Beyond her style, the It girl’s widespread appeal can be attributed to her awkward charm, her chatty wit and her worldly discernment. Like an older sister’s best friend, Chung was at once relatable but unattainably cool, in-the-know but not unwilling to divulge. In Chung’s first book It, which reads as a hardcovered, cloth-bound Tumblr moodboard, Chung teaches us how to do her signature cat-eye flick (“Liquid liners in a pen form are best for control and staying power.”) She waxes poetic about the unconventional sex appeal of Annie Hall’s tweed, her love for Lolita’s heart-shaped glasses, Margot Tenenbaum’s kohl-eyed mystique, and “Edie Bloody Sedgwick” and her signature leopard jacket and “mini mini mini dresses.”

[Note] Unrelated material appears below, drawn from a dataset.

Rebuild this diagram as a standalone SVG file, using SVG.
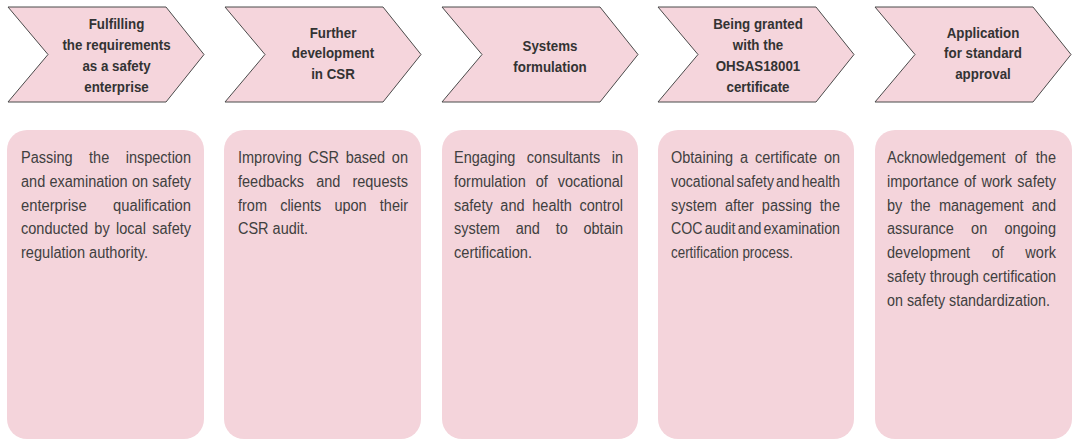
<svg xmlns="http://www.w3.org/2000/svg" width="1072" height="440" viewBox="0 0 1072 440">
<style>
.chev{fill:#f5d5dc;stroke:#4a4a4a;stroke-width:1;stroke-linejoin:miter}
.box{fill:#f4d4db}
.ct{font-family:"Liberation Sans",Arial,sans-serif;font-weight:bold;font-size:15px;fill:#333;text-anchor:middle}
.bt{font-family:"Liberation Sans",Arial,sans-serif;font-size:16px;fill:#404040}
</style>
<rect width="1072" height="440" fill="#ffffff"/>
<g id="connectors"></g>
<g id="step1">
<polygon class="chev" points="8,7 166,7 204,54.5 166,102 8,102 48,54.5"/>
<g class="ct" transform="translate(116.5,0) scale(0.89,1)">
<text x="0" y="29.5">Fulfilling</text>
<text x="0" y="50.5">the requirements</text>
<text x="0" y="71.5">as a safety</text>
<text x="0" y="92.5">enterprise</text>
</g>
<rect class="box" x="7" y="130" width="197" height="309" rx="20"/>
<g class="bt">
<text x="21" y="163" textLength="170" lengthAdjust="spacingAndGlyphs" word-spacing="13.7">Passing the inspection</text>
<text x="21" y="186.8" textLength="170" lengthAdjust="spacingAndGlyphs" word-spacing="0.25">and examination on safety</text>
<text x="21" y="210.6" textLength="170" lengthAdjust="spacingAndGlyphs" word-spacing="24.3">enterprise qualification</text>
<text x="21" y="234.4" textLength="170" lengthAdjust="spacingAndGlyphs" word-spacing="2.6">conducted by local safety</text>
<text x="21" y="258.2" textLength="127" lengthAdjust="spacingAndGlyphs">regulation authority.</text>
</g>
</g>
<g id="step2">
<polygon class="chev" points="225,7 383,7 421,54.5 383,102 225,102 265,54.5"/>
<g class="ct" transform="translate(333,0) scale(0.89,1)">
<text x="0" y="38">Further</text>
<text x="0" y="58.5">development</text>
<text x="0" y="79">in CSR</text>
</g>
<rect class="box" x="224" y="130" width="197" height="309" rx="20"/>
<g class="bt">
<text x="238" y="163" textLength="170" lengthAdjust="spacingAndGlyphs" word-spacing="2.9">Improving CSR based on</text>
<text x="238" y="186.8" textLength="170" lengthAdjust="spacingAndGlyphs" word-spacing="8.9">feedbacks and requests</text>
<text x="238" y="210.6" textLength="170" lengthAdjust="spacingAndGlyphs" word-spacing="10.1">from clients upon their</text>
<text x="238" y="234.4" textLength="70" lengthAdjust="spacingAndGlyphs">CSR audit.</text>
</g>
</g>
<g id="step3">
<polygon class="chev" points="442,7 600,7 638,54.5 600,102 442,102 482,54.5"/>
<g class="ct" transform="translate(550,0) scale(0.89,1)">
<text x="0" y="51">Systems</text>
<text x="0" y="72">formulation</text>
</g>
<rect class="box" x="442" y="130" width="196" height="309" rx="20"/>
<g class="bt">
<text x="454" y="163" textLength="169" lengthAdjust="spacingAndGlyphs" word-spacing="8.3">Engaging consultants in</text>
<text x="454" y="186.8" textLength="169" lengthAdjust="spacingAndGlyphs" word-spacing="6.5">formulation of vocational</text>
<text x="454" y="210.6" textLength="169" lengthAdjust="spacingAndGlyphs" word-spacing="4">safety and health control</text>
<text x="454" y="234.4" textLength="169" lengthAdjust="spacingAndGlyphs" word-spacing="12.9">system and to obtain</text>
<text x="454" y="258.2" textLength="78" lengthAdjust="spacingAndGlyphs">certification.</text>
</g>
</g>
<g id="step4">
<polygon class="chev" points="658,7 816,7 854,54.5 816,102 658,102 698,54.5"/>
<g class="ct" transform="translate(758,0) scale(0.89,1)">
<text x="0" y="29.5">Being granted</text>
<text x="0" y="50.5">with the</text>
<text x="0" y="71.5">OHSAS18001</text>
<text x="0" y="92.5">certificate</text>
</g>
<rect class="box" x="658" y="130" width="196" height="309" rx="20"/>
<g class="bt">
<text x="671" y="163" textLength="169" lengthAdjust="spacingAndGlyphs" word-spacing="3.2">Obtaining a certificate on</text>
<text x="671" y="186.8" textLength="169" lengthAdjust="spacingAndGlyphs" word-spacing="-2">vocational safety and health</text>
<text x="671" y="210.6" textLength="169" lengthAdjust="spacingAndGlyphs" word-spacing="4.3">system after passing the</text>
<text x="671" y="234.4" textLength="169" lengthAdjust="spacingAndGlyphs" word-spacing="-2">COC audit and examination</text>
<text x="671" y="258.2" textLength="122" lengthAdjust="spacingAndGlyphs">certification process.</text>
</g>
</g>
<g id="step5">
<polygon class="chev" points="875,7 1033,7 1071,54.5 1033,102 875,102 915,54.5"/>
<g class="ct" transform="translate(983,0) scale(0.89,1)">
<text x="0" y="38">Application</text>
<text x="0" y="58.5">for standard</text>
<text x="0" y="79">approval</text>
</g>
<rect class="box" x="875" y="130" width="197" height="309" rx="20"/>
<g class="bt">
<text x="887" y="163" textLength="169" lengthAdjust="spacingAndGlyphs" word-spacing="5.6">Acknowledgement of the</text>
<text x="887" y="186.8" textLength="169" lengthAdjust="spacingAndGlyphs" word-spacing="1.4">importance of work safety</text>
<text x="887" y="210.6" textLength="169" lengthAdjust="spacingAndGlyphs" word-spacing="4.6">by the management and</text>
<text x="887" y="234.4" textLength="169" lengthAdjust="spacingAndGlyphs" word-spacing="14.5">assurance on ongoing</text>
<text x="887" y="258.2" textLength="169" lengthAdjust="spacingAndGlyphs" word-spacing="19.4">development of work</text>
<text x="887" y="282" textLength="169" lengthAdjust="spacingAndGlyphs" word-spacing="0">safety through certification</text>
<text x="887" y="305.8" textLength="163" lengthAdjust="spacingAndGlyphs">on safety standardization.</text>
</g>
</g>
</svg>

@oldloserinbrooklyn Tumblr style icon Alexa Chung #tumblrgirl #alexachung #tumblrfashion #twee #fashiontiktok #itgirl ♬ Sex and the City (Main Theme) – TV Sounds Unlimited
Back in the days of It, Chung bridged the gap between twee (see: Zooey Deschanel in Erin Fetherston) and the darker Tumblr girl aesthetic (see: Sky Ferreira at SXSW 2013). Now, the It girl’s TikTok resurrection arrives as part of today’s rapid-fire trend cycle, the logical successor to last year’s ultra-sexy, ultra-coiffed Y2K. In 2010, Chung’s unpolished and decidedly unsexy look emerged perhaps as a reaction to the aughts’ McBling fashions. Today, millennials and Gen Z alike might be clamoring for her nostalgic stylings in a similar, reactionary way. For a cohort of women, Chung’s early 2010s outfitting is a relic of a more casual, carefree time in fashion: before pap walks required full glam and a phone call, before every D-lister had a personal stylist, before the industry’s irrevocable Instagramification. It was an era when personal style reigned and rang truer, when things were a little messier, more spontaneous and more fun.